Red Townley and his wife, Margaret, prepared to drive to work early one Tuesday morning, when their doorbell interrupted them in the final phases of tying shoes, tugging on heels, straightening collars, and properly arranging skirt seams. Margaret, eight months pregnant, waddled to the door and peered through the frosted glass of the narrow windows arrayed to either side of it, finding a tall, thin, pleasantly smiling man standing on the porch.
"Who is it, darling," called Red from their upstairs bedroom?
"It's a man, dear," she returned, pausing to slip the hook of an earring through the tiny, fleshy hole in her right ear lobe.
"What does he want this early in the morning?"
"I don't know, dear, I haven't opened the door."
"Well, hurry up! We're going to be late again!"
"Yes, dear," responded Margaret with a false tone of subservience. Having fixed the earring into place at last, she twisted the deadbolt lock and turned the doorknob. Besides being tall and thin, she found the man to be handsome and pleasant enough, indeed. "Good morning," she offered crisply. "My husband demands to know what you want this early in the morning."
The stranger smiled. "Mrs. Red Townley? Margaret Townley?"
Her amused smirk broadened, confused, into an uncertain smile, "Yes?"
"My name is Tad. You named me Thaddeus Robert, but I don't like either of those names, so most folks call me Tad."
Margaret tilted her head curiously, assumed she had misheard (or he had misspoke), and responded, "How nice for you, Tad. What can I do for you?"
"I apologize for appearing at your door unannounced, ma'am," he offered, his voice low and even. "Unfortunately, my business with you is urgent and of short notice. I just… arrived… you see, and I have no time to spare." His smile broadened sardonically.
Growing impatient now, and frustrated with the man's obtuse approach, Margaret's smile dropped to a flat press of her lips. She moved to close the door, saying, "If you're selling something, we don't need it. If you're proselytizing for your God, we don't need that, either. Good day!"
"Mrs. Townley, wait a moment, please," he begged, extending his arm to stop the door open, if only a crack. "I have something to show you, which should be quite convincing, I think," he gushed, reaching into the pocket of his trousers, which, she now noticed, bulged with ominous contents.
Half fearing he would draw forth a pistol or his penis, and not inclined to view either, she pushed harder against the door, forcing it nearer to its frame. She shouted for her husband, who immediately came trotting down the stairs to her aid.
"What the hell is going on here?" he roared, upon spying his pregnant wife rushing to slam their front door against the stranger. "I'm armed, you know," he lied, bluffing, before he added his weight to the door.
It slammed shut, and Margaret hurried to lock it. "Call the police, Red!" Fear and anger raised the pitch of her voice, while the burden of her pregnancy shortened her panting breath.

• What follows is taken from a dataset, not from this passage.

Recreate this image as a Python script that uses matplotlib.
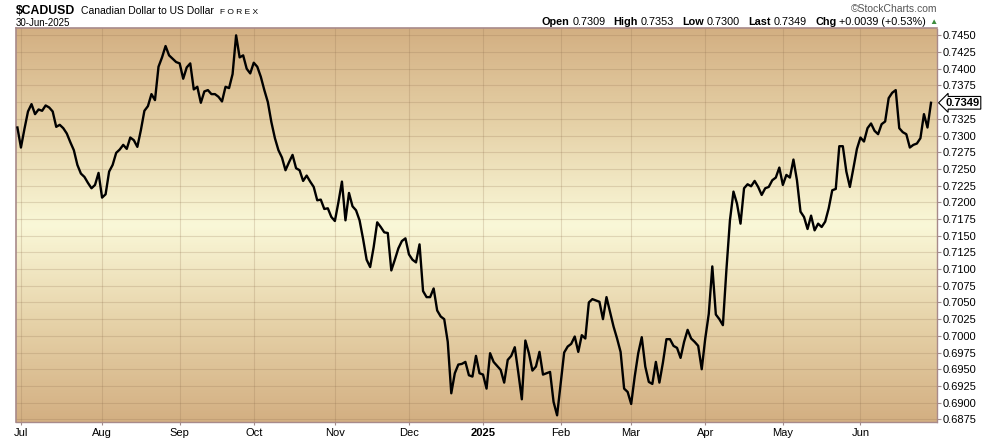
import numpy as np
import pandas as pd
import matplotlib
matplotlib.use("Agg")
import matplotlib.pyplot as plt
from matplotlib.colors import LinearSegmentedColormap

plt.rcParams['font.family'] = ['Liberation Sans', 'DejaVu Sans']

# daily closes of $CADUSD, 28-Jun-2024 .. 30-Jun-2025
closes = [
    0.7312, 0.7282, 0.7310, 0.7336, 0.7347, 0.7332, 0.7339, 0.7337, 0.7345, 0.7342,
    0.7336, 0.7313, 0.7316, 0.7311, 0.7303, 0.7290, 0.7278, 0.7256, 0.7243, 0.7238,
    0.7229, 0.7221, 0.7226, 0.7244, 0.7207, 0.7212, 0.7246, 0.7256, 0.7274, 0.7279,
    0.7286, 0.7280, 0.7297, 0.7293, 0.7283, 0.7308, 0.7337, 0.7344, 0.7362, 0.7353,
    0.7403, 0.7417, 0.7434, 0.7420, 0.7415, 0.7410, 0.7408, 0.7385, 0.7402, 0.7408,
    0.7369, 0.7373, 0.7349, 0.7366, 0.7368, 0.7362, 0.7362, 0.7358, 0.7351, 0.7373,
    0.7371, 0.7392, 0.7450, 0.7417, 0.7420, 0.7400, 0.7393, 0.7409, 0.7403, 0.7388,
    0.7368, 0.7350, 0.7320, 0.7296, 0.7278, 0.7267, 0.7248, 0.7260, 0.7271, 0.7251,
    0.7248, 0.7232, 0.7240, 0.7231, 0.7223, 0.7203, 0.7204, 0.7190, 0.7191, 0.7178,
    0.7172, 0.7200, 0.7231, 0.7173, 0.7214, 0.7194, 0.7188, 0.7173, 0.7145, 0.7114,
    0.7103, 0.7133, 0.7170, 0.7163, 0.7155, 0.7154, 0.7098, 0.7114, 0.7131, 0.7142,
    0.7146, 0.7122, 0.7114, 0.7110, 0.7137, 0.7067, 0.7058, 0.7058, 0.7071, 0.7038,
    0.7029, 0.7025, 0.6991, 0.6914, 0.6944, 0.6957, 0.6958, 0.6961, 0.6941, 0.6939,
    0.6970, 0.6944, 0.6942, 0.6921, 0.6974, 0.6961, 0.6955, 0.6949, 0.6930, 0.6964,
    0.6970, 0.6983, 0.6945, 0.6905, 0.6993, 0.6974, 0.6948, 0.6954, 0.6976, 0.6942,
    0.6944, 0.6946, 0.6901, 0.6881, 0.6928, 0.6975, 0.6984, 0.6988, 0.6999, 0.6976,
    0.7001, 0.6996, 0.7050, 0.7055, 0.7053, 0.7051, 0.7025, 0.7058, 0.7036, 0.7014,
    0.6996, 0.6976, 0.6921, 0.6916, 0.6898, 0.6939, 0.6974, 0.6998, 0.6954, 0.6931,
    0.6928, 0.6961, 0.6930, 0.6960, 0.6995, 0.6995, 0.6985, 0.6982, 0.6967, 0.6991,
    0.7009, 0.6996, 0.6991, 0.6985, 0.6950, 0.6996, 0.7033, 0.7104, 0.7032, 0.7025,
    0.7016, 0.7099, 0.7173, 0.7216, 0.7198, 0.7168, 0.7221, 0.7227, 0.7224, 0.7232,
    0.7223, 0.7211, 0.7221, 0.7223, 0.7233, 0.7237, 0.7252, 0.7226, 0.7241, 0.7237,
    0.7264, 0.7233, 0.7186, 0.7178, 0.7160, 0.7180, 0.7158, 0.7168, 0.7163, 0.7171,
    0.7191, 0.7218, 0.7220, 0.7284, 0.7284, 0.7246, 0.7223, 0.7251, 0.7280, 0.7297,
    0.7291, 0.7311, 0.7318, 0.7307, 0.7302, 0.7317, 0.7321, 0.7356, 0.7364, 0.7368,
    0.7311, 0.7305, 0.7302, 0.7282, 0.7286, 0.7288, 0.7296, 0.7332, 0.7312, 0.7349,
]
holidays = ["2024-12-25", "2025-01-01"]
price_ticks = [0.6875, 0.6900, 0.6925, 0.6950, 0.6975, 0.7000, 0.7025, 0.7050,
               0.7075, 0.7100, 0.7125, 0.7150, 0.7175, 0.7200, 0.7225, 0.7250,
               0.7275, 0.7300, 0.7325, 0.7350, 0.7375, 0.7400, 0.7425, 0.7450]
info = [("Open", "0.7309"), ("High", "0.7353"), ("Low", "0.7300"),
        ("Last", "0.7349"), ("Chg", "+0.0039 (+0.53%)")]

dates = pd.bdate_range("2024-06-28", "2025-06-30", freq="C", holidays=holidays)
idx = np.arange(len(dates))

# first trading day of each month -> x ticks
s = pd.Series(idx, index=dates)
firsts = s.groupby([dates.year, dates.month]).first().iloc[1:]
tick_pos = list(firsts.values)
tick_lab = []
for (yr, mo) in firsts.index:
    tick_lab.append(str(yr) if mo == 1 else pd.Timestamp(yr, mo, 1).strftime("%b"))

W, H = 990, 438
fig = plt.figure(figsize=(W / 100, H / 100), dpi=100)
ax = fig.add_axes([16 / W, 16 / H, 921 / W, 394 / H])

# tan -> cream -> tan background
cmap = LinearSegmentedColormap.from_list("bg", ["#d3af82", "#e6d2a8", "#faf8d8", "#e6d2a8", "#d3af82"])
grad = np.linspace(0, 1, 256).reshape(-1, 1)
ax.imshow(grad, extent=[0, 1, 0, 1], transform=ax.transAxes, aspect="auto",
          cmap=cmap, zorder=0)

ax.plot(idx, closes, color="black", lw=1.7, zorder=3)

ax.set_xlim(-0.4, 260.7)
ax.set_ylim(0.6871, 0.7461)

ax.yaxis.tick_right()
ax.set_yticks(price_ticks)
ax.set_yticklabels(["" if abs(t - 0.7350) < 1e-6 else f"{t:.4f}" for t in price_ticks])
ax.set_xticks(tick_pos)
ax.set_xticklabels(tick_lab)
for lab in ax.get_xticklabels():
    if lab.get_text() == "2025":
        lab.set_fontweight("bold")

ax.grid(True, color="#8c6c4c", alpha=0.22, lw=0.8, zorder=1)
ax.tick_params(axis="y", length=3, pad=1, labelsize=8, color="#a08c8c")
ax.tick_params(axis="x", length=2, pad=2, labelsize=8, color="#a08c8c")

bc = "#a88a8a"
for side in ["left", "top"]:
    ax.spines[side].set_color(bc)
    ax.spines[side].set_linewidth(1.2)
for side in ["right", "bottom"]:
    ax.spines[side].set_color(bc)
    ax.spines[side].set_linestyle((0, (1, 1)))
    ax.spines[side].set_linewidth(1.0)

# last value tag
ax.annotate("0.7349", xy=(1, closes[-1]), xycoords=("axes fraction", "data"),
            xytext=(6, 0), textcoords="offset points", ha="left", va="center",
            fontsize=8, fontweight="bold", annotation_clip=False, zorder=5,
            bbox=dict(boxstyle="larrow,pad=0.12", fc="white", ec="black", lw=0.8))


def px(x, y):
    return x / W, 1 - y / H


fig.text(*px(16, 13.5), "$CADUSD", fontsize=8.8, fontweight="bold", va="baseline")
fig.text(*px(81, 13.5), "Canadian Dollar to US Dollar", fontsize=7.5, va="baseline")
fig.text(*px(220, 13.5), "F O R E X", fontsize=6, va="baseline")
fig.text(*px(16, 25.5), "30-Jun-2025", fontsize=7, va="baseline")
fig.text(*px(937, 12), "\u00a9StockCharts.com", fontsize=7.5, color="#555555",
         ha="right", va="baseline")

# Open / High / Low / Last / Chg line, chained right to left so it ends before the arrow
prev = None
for lab, val in reversed(info):
    if prev is None:
        prev = fig.text(*px(926, 25), val, fontsize=7.8, ha="right", va="baseline")
    else:
        prev = fig.add_artist(plt.Annotation(val, xy=(0, 0), xycoords=prev, xytext=(-6, 0),
                                             textcoords="offset points", fontsize=7.8,
                                             ha="right", va="bottom"))
    prev = fig.add_artist(plt.Annotation(lab, xy=(0, 0), xycoords=prev, xytext=(-2, 0),
                                         textcoords="offset points", fontsize=7.8,
                                         fontweight="bold", ha="right", va="bottom"))
fig.text(*px(933, 24.5), "\u25b2", fontsize=6, color="#3c8c3c", ha="center", va="baseline")

fig.savefig("out.png", dpi=100)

Red leaned against the doorframe to peer through the frosted windows, expecting a bullet to burst through the glass and into his skull. Instead, he found the shadowy form of the man standing there passively. The stranger appeared to notice Red staring at him through the distorted view of the frosted glass, because he loomed nearer, extending his hand to display a shadowy object held in his hand.
His voice muffled through the door, Tad pleaded, "Simply have a look, Mr. Townley. If you decide it's not worth the exchange of a few words, then I'll leave without bothering you further." He waited patiently for a reply, eventually adding, "Please, Mr. and Mrs. Townley, just take a look."
Red tossed a quick glance at his wife, who rubbed her swollen belly and shrugged. Her eyes imparted her diminished fear, now that her husband stood so near, and Red pulled open the door, and then turned his eyes on the object held forth in the stranger's hand. He gasped and took an involuntary step backward.
When Margaret leaned around the edge of the door curiously, and turned her own gaze on the object, she, too, gasped. "You stole it," she hissed! Her eyes narrowed suspiciously, before she turned to hurry up the stairs and into the nursery they had built for their unborn son.
"No," protested Tad, "it's mine. You gave it to me when I was born. I kept it all this time. It's the one item I owned that I was certain you would have, too. That's why I brought it. I knew you would understand, once you saw it."
Red craned his head to listen for his wife, as she rummaged through all the shiny, new things they had laid out in preparation for their son's pending birth. Now he returned his attention to the mysterious object, motioning the stranger to hold it closer for a more thorough inspection. Margaret bounded down the stairs behind him, as he asked, "Is it inscribed?"
Tad smiled and nodded, rolling the palm of his hand in a sinuous, adept motion that turned the tiny locket over to its back. There, inscribed in the metal, they both read the flowing script silently:
"I have no name:
"I am but two days old."
What shall I call thee?
"I happy am,
Joy is my name."
Sweet joy befall thee
Now, Margaret breathlessly presented their copy of the locket, turned to its back, which they had engraved with the same Blake quotation. Beneath Tad's version, however, appeared his name, as he had earlier provided it, 'Thaddeus Robert Townley', along with the date and time of his birth.